Should we let our kids believe in Santa Claus and the whole magic of the holidays? Absolutely!

The excitement of the Christmas season is in full swing. We see more and more decorated houses and lighted store windows; children are coming back from school with Christmas decorations that they made themselves; they start making their gift list and start singing Christmas carols, etc. As parents, we sometimes wonder what the point of all of this really is.

Santa Claus does exist!

You should know that for children, Santa Claus does exist! They strongly believe it, and their imagination has no limit as to how an old man can possibly distribute gifts to all the children in the world in one night. However, more and more parents are wondering if they should tell their kids early on that all of this is just fiction. They reasons for divulging the truth about Santa may vary from household to household and these may include teaching kids the value of money (that their presents were bought with their parents’ hard-earned money), another reason may be they are no longer interested in participating in a holiday that has become so commercialized, others may think it is lying to the children by instilling the existence of a mythological character. So, is the truth worth telling it to the kids even if it means disappointing them?
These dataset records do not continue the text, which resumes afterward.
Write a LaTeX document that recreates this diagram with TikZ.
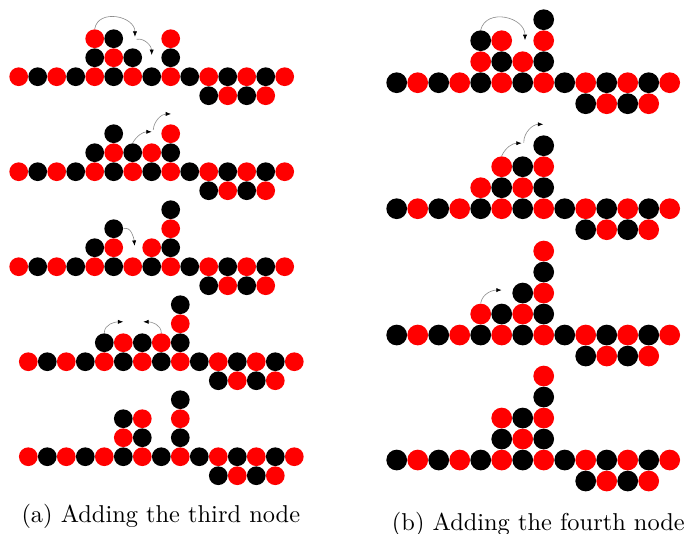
\documentclass[tikz,border=0pt]{standalone}
\usetikzlibrary{arrows.meta}
\tikzset{
  circ/.style={circle, inner sep=0pt, draw=none},
  rd/.style={circ, fill=red},
  bk/.style={circ, fill=black},
  mv/.style={draw=black!45, line width=0.25pt, -{Latex[length=2.2pt,width=1.7pt,color=black]}},
  captext/.style={anchor=base, inner sep=0pt, font=\fontsize{10}{12}\selectfont},
  lpanel/.style={x=7.79pt, y=7.79pt, every node/.append style={minimum size=7.67pt}},
  rpanel/.style={x=8.61pt, y=8.61pt, every node/.append style={minimum size=8.49pt}},
}
\newcommand\leftbase[1]{%
  \foreach \i in {0,2,...,14} {\node[rd] (#1m\i) at (\i,0) {};}
  \foreach \i in {1,3,...,13} {\node[bk] (#1m\i) at (\i,0) {};}
  \node[bk] (#1b10) at (10,-1) {};
  \node[rd] (#1b11) at (11,-1) {};
  \node[bk] (#1b12) at (12,-1) {};
  \node[rd] (#1b13) at (13,-1) {};
}
\newcommand\rightbase[1]{%
  \foreach \i in {0,2,...,12} {\node[bk] (#1m\i) at (\i,0) {};}
  \foreach \i in {1,3,...,13} {\node[rd] (#1m\i) at (\i,0) {};}
  \node[bk] (#1b9) at (9,-1) {};
  \node[rd] (#1b10) at (10,-1) {};
  \node[bk] (#1b11) at (11,-1) {};
  \node[rd] (#1b12) at (12,-1) {};
}
\newcommand\cR[3]{\node[rd] (#1x#2#3) at (#2,#3) {};}
\newcommand\cB[3]{\node[bk] (#1x#2#3) at (#2,#3) {};}
\begin{document}
\begin{tikzpicture}[x=0.41pt, y=-0.41pt]
\useasboundingbox (0,0) rectangle (688,533);

% ---------- (a) ----------
\begin{scope}[shift={(18.7,76.7)}, lpanel]
  \leftbase{A1}
  \cB{A1}{4}{1} \cR{A1}{5}{1} \cB{A1}{6}{1} \cB{A1}{8}{1}
  \cR{A1}{4}{2} \cB{A1}{5}{2} \cR{A1}{8}{2}
  \coordinate (A1e1) at (6.12,2.1);
  \coordinate (A1s2) at (6.21,1.97);
  \coordinate (A1e2) at (7.0,1.14);
  \draw[mv] (A1x42.north) to[out=80,in=90,looseness=1.3] (A1e1);
  \draw[mv] (A1s2) to[out=10,in=90] (A1e2);
\end{scope}

\begin{scope}[shift={(18.7,171.7)}, lpanel]
  \leftbase{A2}
  \cB{A2}{4}{1} \cR{A2}{5}{1} \cB{A2}{6}{1} \cR{A2}{7}{1} \cB{A2}{8}{1}
  \cB{A2}{5}{2} \cR{A2}{8}{2}
  \coordinate (A2e1) at (7.0,2.1);
  \coordinate (A2s2) at (7.08,2.2);
  \coordinate (A2e2) at (8.02,3.04);
  \draw[mv] (A2x61.north) to[out=60,in=180] (A2e1);
  \draw[mv] (A2s2) to[out=85,in=180] (A2e2);
\end{scope}

\begin{scope}[shift={(18.7,266.7)}, lpanel]
  \leftbase{A3}
  \cB{A3}{4}{1} \cR{A3}{5}{1} \cR{A3}{7}{1} \cB{A3}{8}{1}
  \cB{A3}{5}{2} \cR{A3}{8}{2} \cB{A3}{8}{3}
  \coordinate (A3e1) at (6.1,1.1);
  \draw[mv] (A3x52.east) to[out=20,in=95] (A3e1);
\end{scope}

\begin{scope}[shift={(28.3,361.7)}, lpanel]
  \leftbase{A4}
  \cB{A4}{4}{1} \cR{A4}{5}{1} \cB{A4}{6}{1} \cR{A4}{7}{1} \cB{A4}{8}{1}
  \cR{A4}{8}{2} \cB{A4}{8}{3}
  \coordinate (A4e1) at (5.0,2.1);
  \coordinate (A4e2) at (6.05,2.1);
  \draw[mv] (A4x41.north) to[out=90,in=180] (A4e1);
  \draw[mv] (A4x71.north) to[out=90,in=0] (A4e2);
\end{scope}

\begin{scope}[shift={(28.3,456.7)}, lpanel]
  \leftbase{A5}
  \cR{A5}{5}{1} \cB{A5}{6}{1} \cB{A5}{8}{1}
  \cB{A5}{5}{2} \cR{A5}{6}{2} \cR{A5}{8}{2} \cB{A5}{8}{3}
\end{scope}

% ---------- (b) ----------
\begin{scope}[shift={(396.7,82.7)}, rpanel]
  \rightbase{B1}
  \cR{B1}{4}{1} \cB{B1}{5}{1} \cR{B1}{6}{1} \cB{B1}{7}{1}
  \cB{B1}{4}{2} \cR{B1}{5}{2} \cR{B1}{7}{2} \cB{B1}{7}{3}
  \coordinate (B1e1) at (6.11,2.03);
  \draw[mv] (B1x42.north) to[out=75,in=90,looseness=1.3] (B1e1);
\end{scope}

\begin{scope}[shift={(396.7,208.7)}, rpanel]
  \rightbase{B2}
  \cR{B2}{4}{1} \cB{B2}{5}{1} \cR{B2}{6}{1} \cB{B2}{7}{1}
  \cR{B2}{5}{2} \cB{B2}{6}{2} \cR{B2}{7}{2} \cB{B2}{7}{3}
  \coordinate (B2e1) at (5.95,3.12);
  \coordinate (B2s2) at (6.05,3.15);
  \coordinate (B2e2) at (6.98,4.02);
  \draw[mv] (B2x52.north) to[out=65,in=180] (B2e1);
  \draw[mv] (B2s2) to[out=90,in=180] (B2e2);
\end{scope}

\begin{scope}[shift={(396.7,335)}, rpanel]
  \rightbase{B3}
  \cR{B3}{4}{1} \cB{B3}{5}{1} \cR{B3}{6}{1} \cB{B3}{7}{1}
  \cB{B3}{6}{2} \cR{B3}{7}{2} \cB{B3}{7}{3} \cR{B3}{7}{4}
  \coordinate (B3e1) at (5.0,2.14);
  \draw[mv] (B3x41.north) to[out=80,in=180] (B3e1);
\end{scope}

\begin{scope}[shift={(396.7,460)}, rpanel]
  \rightbase{B4}
  \cB{B4}{5}{1} \cR{B4}{6}{1} \cB{B4}{7}{1}
  \cR{B4}{5}{2} \cB{B4}{6}{2} \cR{B4}{7}{2} \cB{B4}{7}{3} \cR{B4}{7}{4}
\end{scope}

\node[captext] (capa) at (160.8,522.5) {(a) Adding the third node};
\node[captext] (capb) at (538.4,530) {(b) Adding the fourth node};
\end{tikzpicture}
\end{document}
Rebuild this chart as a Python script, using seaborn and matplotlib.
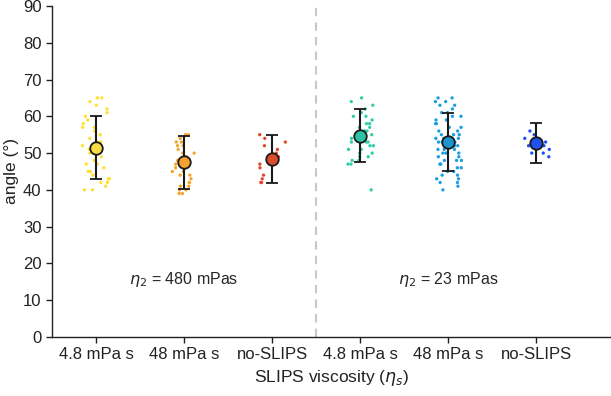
import numpy as np
import pandas as pd
import matplotlib
matplotlib.use("Agg")
import matplotlib.pyplot as plt
import seaborn as sns

# category labels (two groups of three)
groups = ["A 4.8", "A 48", "A no", "B 4.8", "B 48", "B no"]
tick_labels = ["4.8 mPa s", "48 mPa s", "no-SLIPS", "4.8 mPa s", "48 mPa s", "no-SLIPS"]

a_48 = [65, 65, 64, 63, 62, 61, 60, 59, 58, 57, 57, 56, 55, 54, 53, 53, 52, 52, 51, 50,
        50, 49, 48, 47, 47, 46, 45, 45, 44, 43, 43, 42, 42, 41, 40, 40]
a_480 = [55, 55, 54, 53, 53, 52, 52, 51, 50, 50, 49, 48, 48, 47, 47, 46, 46, 45, 45, 44,
         44, 43, 42, 42, 41, 41, 40, 40, 39, 39]
a_no = [55, 54, 53, 52, 51, 50, 49, 49, 48, 47, 46, 44, 43, 42, 42]
b_48 = [65, 64, 63, 62, 61, 60, 60, 59, 58, 58, 57, 57, 56, 56, 55, 55, 55, 54, 54, 53,
        53, 53, 52, 52, 51, 51, 50, 50, 49, 49, 48, 48, 47, 47, 40]
b_480 = [65, 65, 64, 64, 63, 63, 62, 61, 61, 60, 60, 59, 59, 58, 58, 57, 57, 56, 56, 55,
         55, 55, 54, 54, 54, 53, 53, 53, 52, 52, 52, 51, 51, 51, 50, 50, 50, 49, 49, 48,
         48, 48, 47, 47, 46, 46, 45, 45, 44, 44, 43, 43, 42, 42, 41, 40]
b_no = [56, 55, 54, 54, 53, 53, 52, 52, 51, 50, 50, 49]

# mean and standard deviation shown by the big markers
means = [51.5, 47.5, 48.5, 54.7, 53.0, 52.8]
sds = [8.5, 7.2, 6.5, 7.2, 8.0, 5.4]

point_colors = ["#FFE033", "#F6A52A", "#E6452A", "#2ECFA8", "#1B9FE0", "#1F4FF2"]
mean_colors = ["#F7DC45", "#F5A12E", "#DA4E2E", "#2DC3A2", "#1D94CC", "#2152EE"]

values = [a_48, a_480, a_no, b_48, b_480, b_no]
df = pd.DataFrame({
    "group": [g for g, v in zip(groups, values) for _ in v],
    "angle": [x for v in values for x in v],
})

sns.set_style("ticks")
plt.rcParams["font.family"] = ["Liberation Sans", "DejaVu Sans"]
plt.rcParams["mathtext.fontset"] = "dejavusans"

fig = plt.figure(figsize=(6.11, 3.96), dpi=100)
ax = fig.add_axes([0.085, 0.149, 0.915, 0.836])

np.random.seed(3)
sns.stripplot(data=df, x="group", y="angle", hue="group", order=groups,
              palette=dict(zip(groups, point_colors)), jitter=0.16, size=2.4,
              linewidth=0, legend=False, ax=ax)

for i in range(len(groups)):
    ax.errorbar(i, means[i], yerr=sds[i], fmt="o", color="#1a1a1a", ecolor="#1a1a1a",
                elinewidth=1.5, capsize=4.5, capthick=1.5, markersize=9,
                markerfacecolor=mean_colors[i], markeredgecolor="#1a1a1a",
                markeredgewidth=1.3, zorder=5)

ax.axvline(2.5, color="#c8c8c8", linestyle=(0, (4, 3)), linewidth=1.5, zorder=0)

ax.set_xlim(-0.5, 5.85)
ax.set_ylim(0, 90)
ax.set_yticks(range(0, 91, 10))
ax.set_xticks(range(6))
ax.set_xticklabels(tick_labels, fontsize=12)
ax.tick_params(axis="y", labelsize=12)
ax.tick_params(length=4, width=1, color="#222222", labelcolor="#222222")
ax.set_xlabel(r"SLIPS viscosity ($\eta_s$)", fontsize=12.5, color="#222222")
ax.set_ylabel("angle (°)", fontsize=12.5, labelpad=3, color="#222222")

ax.text(1, 15.5, r"$\eta_2$ = 480 mPas", ha="center", va="center", fontsize=11.5)
ax.text(4, 15.5, r"$\eta_2$ = 23 mPas", ha="center", va="center", fontsize=11.5)

for s in ["top", "right"]:
    ax.spines[s].set_visible(False)
for s in ["left", "bottom"]:
    ax.spines[s].set_color("#222222")
    ax.spines[s].set_linewidth(1)

fig.savefig("out.png", dpi=100)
Are they kids or little adults?

In recent years, more parents have started to see their children as “little adults”. In today’s society, we have been forced to teach our kids to be more vigilant of certain dangers, we talk to them about issues such as bullying and peer pressure, and that they do understand. Nevertheless, they are still kids and they behave as such; they still want to experience moments that are full of magic and enchantment. In fact, they need to. They need to escape the adults’ world, have fun laugh, and enjoy the moment, of course. Having your children believing in Santa is not so bad; through fictional characters, such as Santa Claus, children learn about the concepts of good and evil. They learn how to face their fears; put words to their emotions and find solutions to life's difficulties. In this regard, children’s psychologist and writer Bruno Bettelheim says that fictional characters with whom children relate to enable them to resolve their internal conflicts and to overcome their unconscious anxieties. It is a big step in their social and emotional development.

Fear of the BIG question!

As parents, we’re also afraid of the disillusion, the fateful moment when our children discover that it was all just a myth. How can we explain it to them? Will they resent us for it? First of all, you don’t need to make a big announcement. Little by little, as they age, children will understand that it's impossible for Santa to deliver all the gifts, and to be at the mall, the annual parade and school celebration simultaneously. Eventually, they will ask the dreaded question; “Does Santa exist?” The best advice I can give you is to answer with a question; “What do you think?” It will break the ice and allow you to see where he stands in his understanding of things. The rest will come naturally.

What about our values?

As far as the values you want to instill in your kids with regards to the holidays, it’s up to you to make an effort, put energy and creativity into it.

If you do not want your child to be caught in the commercialization of this holiday, then;

  • Avoid going to shopping malls
  • Make your own gifts (arts and crafts, holiday cookies, desserts, etc.)
  • Focus on spending quality time with the family
  • Sing Christmas carols and decorate the house by using colored popcorn and other homemade ornaments.
Let your child develop a sense of generosity
  • Encourage them to give away some toys they no longer use and bring them charity organizations
  • Donate clothes they have outgrown
  • Participate in Christmas baskets collection
  • Make a holiday community meal with friends and family.
Let your child develop a sense of gratitude

Establish the tradition of “Santa’s present”. So rather than thinking that the plethora of gifts under the tree came from the sky, you can tell him that only one of his gifts came from Santa. He will then thank the other people who brought him presents.

All these customs we adopt based on our values and personal choices put things into perspective without discouraging the spirit of Christmas. Because in the end, isn’t this why we continue the tradition, for the magic of this family event? Let yourself be charmed by your little ones’ bewilderment. And you might end up believing in Santa, too!